The first few times you raise a photograph in Viewfinder and ‘imprint’ it on the world, your jaw will hit the floor. At first, it seems like nothing happens at all. But shift your position just a little bit to the side, and you’ll quickly realise that somehow, the objects and structures in the image you were just holding have instantly and completely transposed themselves into the world. The photograph you were just holding is now fully realised in 3D space, and with the image’s art style intact, overwriting everything that was there before. It’s an incredible magic trick.
As a first-person puzzle game, you’ll use Viewfinder’s neat tricks to carve out several new paths within small, contained, and picturesque stages. Perhaps you’ll rotate a photograph of a wall and imprint it onto the world to create a bridge between two gaps. A photo of the sky might be used to blow a hole in a wall, creating a passage where there was none before. Each photograph has the ability to punch a destructive path through each stage, and for a while, you feel emboldened with borrowed power and your own clever thinking.
Like any magic trick however, the more you see it, the less of an impact it has. Viewfinder seems to be keenly aware of this, and in its very brisk runtime – between 1-2 hours at most to complete every mandatory and optional level – the game’s stages smartly add a number of new twists and concepts that have you thinking about the game’s world in a different way.
After playing with provided photographs, you’ll be approaching segmented images and trying to find the right vantage in the world to view the picture as a whole. You’ll gain access to a polaroid camera to create your own specific images to imprint on the world, and photocopiers to replicate them. You’ll encounter surfaces that cannot be captured or imprinted on, and devices like batteries and other contraptions needed to power the exit gateway for each stage. Portals might lead to different visual depictions of the world, and in turn, different obstacles that only exist in one realm or another.
Each puzzle mechanic feels like it’s only used a handful of times – some ideas are even used once and never seen again – with each iterating slightly on introduced concepts with each level, before the game decides to do something completely new and different. In my personal experience, the difficulty curve felt natural enough that the solution to each conundrum almost always felt straightforward in my mind. Only a few required some extended thought, and none made my brain ache, or required time away for a mental reset to overcome, as I’ve come to expect in many games of this genre – even in the optional stages.
Perhaps it’s because Viewfinder’s mechanics have the potential to be so destructive and open-ended that it offers a tightly-curated exhibition of ideas. Or perhaps it was a desire for a more relaxed puzzle experience, where the joy comes from a steady flow of solutions, rather than overcoming seemingly insurmountable challenges. It works nicely in both senses. The final challenge lets you exercise all that you’ve learned up to that point in a way that allows you to impress yourself, though the smooth progression comes at the cost of wishing there was a little bit more by the time the credits roll.

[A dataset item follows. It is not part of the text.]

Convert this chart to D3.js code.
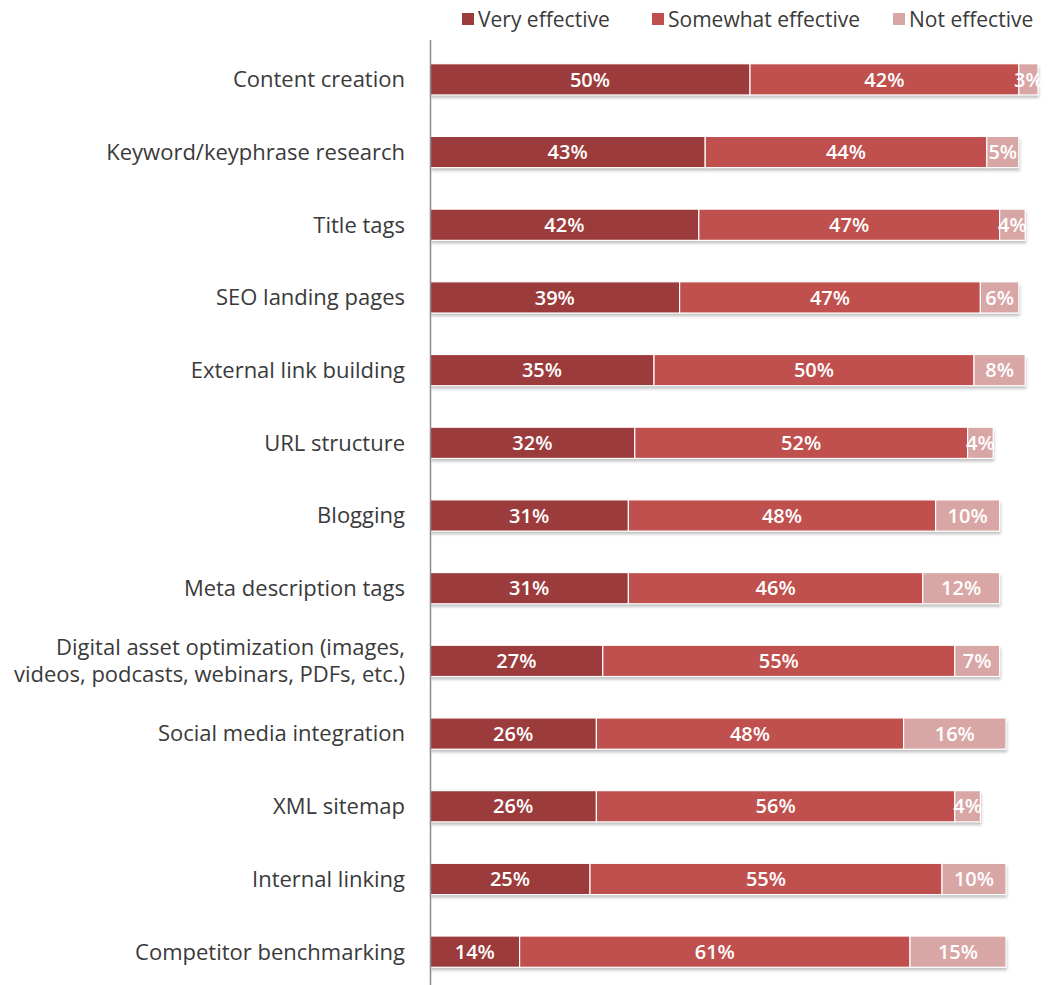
<!DOCTYPE html>
<html lang="en">
<head>
    <meta charset="UTF-8">
    <script src="https://d3js.org/d3.v7.min.js"></script>
    <title>SEO tactics effectiveness</title>
    <style>
        body { margin: 0; background: #fff; }
        text { font-family: "Open Sans", Lato, sans-serif; }
    </style>
</head>
<body>
<div id="app"></div>
<script>
    const svg_width = 1048;
    const svg_height = 985;

    const categories = [
        'Content creation',
        'Keyword/keyphrase research',
        'Title tags',
        'SEO landing pages',
        'External link building',
        'URL structure',
        'Blogging',
        'Meta description tags',
        'Digital asset optimization (images,|videos, podcasts, webinars, PDFs, etc.)',
        'Social media integration',
        'XML sitemap',
        'Internal linking',
        'Competitor benchmarking'
    ];
    const very_effective = [50, 43, 42, 39, 35, 32, 31, 31, 27, 26, 26, 25, 14];
    const somewhat_effective = [42, 44, 47, 47, 50, 52, 48, 46, 55, 48, 56, 55, 61];
    const not_effective = [3, 5, 4, 6, 8, 4, 10, 12, 7, 16, 4, 10, 15];
    const series_names = ['Very effective', 'Somewhat effective', 'Not effective'];
    const colors = ['#9c3b3b', '#c0504d', '#d9a6a6'];

    var svg = d3.select('#app')
        .append('svg')
        .attr('width', svg_width)
        .attr('height', svg_height);

    var defs = svg.append('defs');
    var f = defs.append('filter').attr('id', 'shadow')
        .attr('x', '-5%').attr('y', '-20%').attr('width', '110%').attr('height', '160%');
    f.append('feDropShadow').attr('dx', 1).attr('dy', 3).attr('stdDeviation', 1.5)
        .attr('flood-color', '#000').attr('flood-opacity', 0.25);

    var x_scale = d3.scaleLinear().domain([0, 100]).range([430, 1070]);
    var y_scale = d3.scaleBand().domain(categories).range([43, 988])
        .paddingInner(0.57).paddingOuter(0.285);

    // rows -> stacked segments
    var rows = categories.map(function (c, i) {
        return { cat: c, v: [very_effective[i], somewhat_effective[i], not_effective[i]] };
    });

    var row_g = svg.append('g')
        .selectAll('g')
        .data(rows)
        .enter()
        .append('g')
        .attr('transform', function (d) { return 'translate(0,' + y_scale(d.cat) + ')'; });

    row_g.each(function (d) {
        var g = d3.select(this);
        var start = 0;
        var segs = d.v.map(function (v, k) {
            var s = { x0: start, x1: start + v, v: v, k: k };
            start += v;
            return s;
        });
        g.append('rect')
            .attr('x', x_scale(0))
            .attr('y', 0)
            .attr('width', x_scale(start) - x_scale(0))
            .attr('height', y_scale.bandwidth())
            .attr('fill', '#fff')
            .attr('filter', 'url(#shadow)');
        g.selectAll('rect.seg')
            .data(segs)
            .enter()
            .append('rect')
            .attr('class', 'seg')
            .attr('x', function (s) { return x_scale(s.x0); })
            .attr('y', 0)
            .attr('width', function (s) { return x_scale(s.x1) - x_scale(s.x0); })
            .attr('height', y_scale.bandwidth())
            .attr('fill', function (s) { return colors[s.k]; })
            .attr('stroke', '#fff')
            .attr('stroke-width', 1.2);
        g.selectAll('text.val')
            .data(segs)
            .enter()
            .append('text')
            .attr('class', 'val')
            .attr('x', function (s) { return (x_scale(s.x0) + x_scale(s.x1)) / 2; })
            .attr('y', y_scale.bandwidth() / 2)
            .attr('dy', '0.36em')
            .attr('text-anchor', 'middle')
            .attr('fill', '#fff')
            .attr('font-size', 20)
            .attr('font-weight', 600)
            .text(function (s) { return s.v + '%'; });
    });

    // category labels
    svg.append('g')
        .selectAll('text')
        .data(categories)
        .enter()
        .append('text')
        .attr('x', 405)
        .attr('y', function (d) { return y_scale(d) + y_scale.bandwidth() / 2; })
        .attr('text-anchor', 'end')
        .attr('fill', '#3a3a3a')
        .attr('font-size', 22)
        .each(function (d) {
            var parts = d.split('|');
            var t = d3.select(this);
            parts.forEach(function (p, j) {
                t.append('tspan')
                    .attr('x', 405)
                    .attr('dy', j === 0 ? (0.36 - (parts.length - 1) * 0.62) + 'em' : '1.24em')
                    .text(p);
            });
        });

    // axis line
    svg.append('line')
        .attr('x1', 430.5).attr('x2', 430.5)
        .attr('y1', 40).attr('y2', 985)
        .attr('stroke', '#8c8c8c')
        .attr('stroke-width', 1.5);

    // legend
    var legend_x = [462, 652, 893];
    var legend = svg.append('g')
        .selectAll('g')
        .data(series_names)
        .enter()
        .append('g')
        .attr('transform', function (d, i) { return 'translate(' + legend_x[i] + ',19)'; });
    legend.append('rect')
        .attr('x', 0).attr('y', -6)
        .attr('width', 12).attr('height', 12)
        .attr('fill', function (d, i) { return colors[i]; });
    legend.append('text')
        .attr('x', 16)
        .attr('y', 0)
        .attr('dy', '0.36em')
        .attr('fill', '#3a3a3a')
        .attr('font-size', 21)
        .text(function (d) { return d; });
</script>
</body>
</html>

The steady flow also feels like it’s in the service of another master: the narrative, which places you as a research assistant in a grim far future, ravaged by climate change. Thrust into a simulated work and living space once inhabited by a team of long-gone researchers – which sets the stage for the game’s puzzle levels – you and your colleague on the outside search for a glimmer of hope to save your barren world.
Told mainly through audio logs and typed notes you find as you explore the stages, the plot is somewhat of a curiosity, as it attempts to provide some context to the technologies used for the puzzle mechanics. The environmental dressing in many of the stages gives the world some life, but the vocal performances at times feel at odds with the otherwise zen-like quality of the world and its puzzles – your colleague in particular feels very over-the-top. Most of the expanded narrative is optional, however, and you get a good sense of the plot’s throughline and message even if you decide to simply focus on the puzzles.
Viewfinder is a short and sharp exploration of a strong concept that builds an unimposing space to play with those ideas, and fosters a mild, continual hum of gratification as you go on that journey. A pleasant exercise in gently massaging your brain synapses, it’s like a brisk refreshment that leaves you feeling slightly more satisfied when you’re done.
Three Stars: ★★★
Viewfinder
Platforms: PC, PS5
Developer: Sad Owl Studios
Publisher: Thunderful Games
Release Date: 18 July 2023
The PS5 version of Viewfinder was provided and played for the purposes of this review.